GMC Buying Guide
Get the best online car shopping experience with expert reviews of GMC Read more to learn about the most important features and important factors to consider when researching GMC.
GMC is the truck and utility division of General Motors. Originally founded in 1900 in Detroit, the company now sells a range of pickups, vans, and SUVs, which are based on similar models from sister brand Chevrolet but distinguished by more upscale features and styling. They tend to cost more, too. As a premium offering, GMC vehicles are typically sold alongside GM’s upscale Buick nameplate at new car dealerships. Some of the top-selling GMC vehicles include the full-size Sierra pickup, the three-row Yukon SUV, and the midsize Acadia crossover SUV.
Popular Premium Line
GMC vehicles are the premium line offered by GM and are highly popular among those looking for an upgrade from the Chevrolet. MotorTrend reports that GMC vehicles are more respected because they offer better features such as enhanced interiors. In particular, they note that the Terrain, Acadia, and Sierra are very popular, high-selling vehicles.
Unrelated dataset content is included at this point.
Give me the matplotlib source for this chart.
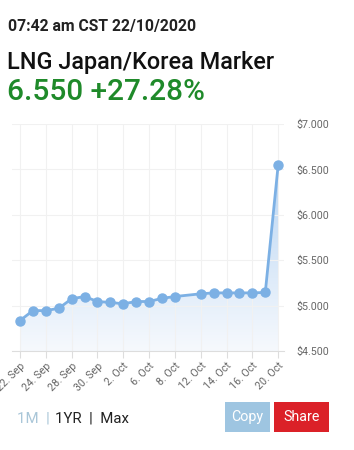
import numpy as np
import matplotlib
import matplotlib.pyplot as plt
from matplotlib.patches import FancyBboxPatch, Polygon
from matplotlib.colors import LinearSegmentedColormap

matplotlib.use("Agg")

# business days 22 Sep .. 20 Oct 2020 (9 Oct missing in the data)
day_idx = [0, 1, 2, 3, 4, 5, 6, 7, 8, 9, 10, 11, 12, 14, 15, 16, 17, 18, 19, 20]
prices = [4.835, 4.945, 4.945, 4.97, 5.075, 5.10, 5.045, 5.035, 5.02, 5.045,
          5.045, 5.08, 5.10, 5.13, 5.14, 5.14, 5.14, 5.14, 5.145, 6.55]
tick_pos = [0, 2, 4, 6, 8, 10, 12, 14, 16, 18, 20]
tick_labels = ["22. Sep", "24. Sep", "28. Sep", "30. Sep", "2. Oct", "6. Oct",
               "8. Oct", "12. Oct", "14. Oct", "16. Oct", "20. Oct"]
y_ticks = [4.5, 5.0, 5.5, 6.0, 6.5, 7.0]

W, H = 354, 450
fig = plt.figure(figsize=(W / 100, H / 100), dpi=100)
plt.rcParams["font.family"] = ["Roboto", "DejaVu Sans"]


def px_box(x0, y0, x1, y1):
    return [x0 / W, 1 - y1 / H, (x1 - x0) / W, (y1 - y0) / H]


# header text
fig.text(8 / W, 1 - 27 / H, "07:42 am CST 22/10/2020", fontsize=11.3,
         fontweight="bold", color="#222222", va="center")
fig.text(7 / W, 1 - 63 / H, "LNG Japan/Korea Marker", fontsize=16.9,
         fontweight="medium", color="#111111", va="center")
fig.text(7 / W, 1 - 92 / H, "6.550 +27.28%", fontsize=21.4,
         fontweight="medium", color="#1f8a2a", va="center")

# chart
ax = fig.add_axes(px_box(12, 124, 284, 351))
x = np.array(day_idx, dtype=float)
y = np.array(prices)
line_c = "#7cb0e4"

ax.set_xlim(-0.62, 20.45)
ax.set_ylim(4.5, 7.0)

# gradient fill under the line
grad = np.linspace(0, 1, 256).reshape(-1, 1)
cmap = LinearSegmentedColormap.from_list("g", ["#f6f9fd", "#9cc4ee"])
im = ax.imshow(grad, extent=[x[0], x[-1], 4.5, 7.0], origin="lower",
               aspect="auto", cmap=cmap, vmin=0, vmax=1.2, zorder=1)
verts = np.vstack([[x[0], 4.5], np.column_stack([x, y]), [x[-1], 4.5]])
clip = Polygon(verts, closed=True, transform=ax.transData, facecolor="none",
               edgecolor="none")
ax.add_patch(clip)
im.set_clip_path(clip)

ax.plot(x, y, color=line_c, lw=2, zorder=3)
ax.plot(x, y, "o", color=line_c, ms=6.5, zorder=4, mec=line_c)

ax.set_yticks(y_ticks)
ax.set_yticklabels([f"${v:.3f}" for v in y_ticks])
ax.yaxis.tick_right()
ax.tick_params(axis="y", length=0, labelsize=7.7, labelcolor="#666666", pad=9)
ax.set_xticks(tick_pos)
ax.set_xticklabels(tick_labels, rotation=45, ha="right", rotation_mode="anchor")
ax.tick_params(axis="x", length=5, color="#dddddd", labelsize=7.7,
               labelcolor="#666666", pad=2)
ax.grid(True, color="#f1f1f1", lw=0.8, zorder=0)
for side in ["top", "right", "left"]:
    ax.spines[side].set_visible(False)
ax.spines["bottom"].set_color("#dddddd")

# footer
fig.text(17 / W, 1 - 418 / H, "1M  |", fontsize=10.8, color="#a9c6d8", va="center")
fig.text(55 / W, 1 - 418 / H, "1YR  |  Max", fontsize=10.8, color="#222222",
         va="center")

for (x0, x1, fc, label) in [(225, 270, "#9ec5e1", "Copy"),
                            (274, 329, "#db2128", "Share")]:
    bax = fig.add_axes(px_box(x0, 402, x1, 432))
    bax.set_xlim(0, 1)
    bax.set_ylim(0, 1)
    bax.axis("off")
    bax.add_patch(FancyBboxPatch((0, 0), 1, 1, boxstyle="square,pad=0",
                                 facecolor=fc, edgecolor="none"))
    bax.text(0.5, 0.5, label, color="white", fontsize=10.3, ha="center",
             va="center")

fig.savefig("out.png", dpi=100)
plt.close()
GMC's line of utility and off-road vehicles have some impressive fuel economy for their class. For example, the GMC Terrain is capable of achieving up to 38 mpg on the highway and 28 mpg in the city, for an EPA combined 32 mpg. The Acadia has a rating of 26 mpg on the highway and 21 mpg under city conditions, with a combined EPA rating of 23 mpg.
GMC offers a wide range of safety features such as a high definition rear vision camera, high definition surround vision, hitch guidance, rear camera mirrors, and a following distance indicator. With an adaptive cruise control camera, your vehicle will monitor road conditions and adjust your speed so you maintain the appropriate following distance. The GMC Sierra was given a five-star side crash safety rating by the National Highway Traffic Safety Administration (NHTSA). The Terrain earned an overall five-star rating and received its highest marks for frontal and side crash safety.
Similar to Chevrolet
Edmunds claims that GM's recent vehicle consolidation has resulted in different truck models becoming more alike. They also note that the only difference between the majority of GMC trucks and those offered by Chevrolet are small changes to the design. This may not be a problem if you are already a fan of Chevrolet trucks, but could nonetheless be a disadvantage if you are looking for something more unique.
Many of GMC's larger vehicles such as the Yukon can be difficult to maneuver in smaller spaces. This is to be expected with bigger automobiles, so if you already drive an oversized vehicle, you are probably used to it. Even if you are upgrading from a smaller model, this may not be a problem unless you regularly have to park in tight spots. You can alleviate the bulky parking issue by choosing a model with automatic parking assist.
GMC vehicles tend to be more expensive than their Chevrolet cousins. Part of this is due to their enhanced luxury features. In particular, you will have to shell out more for a model with Denali trim. If that's outside your budget, you can easily find a GMC truck with standard trim that will likely be more affordable.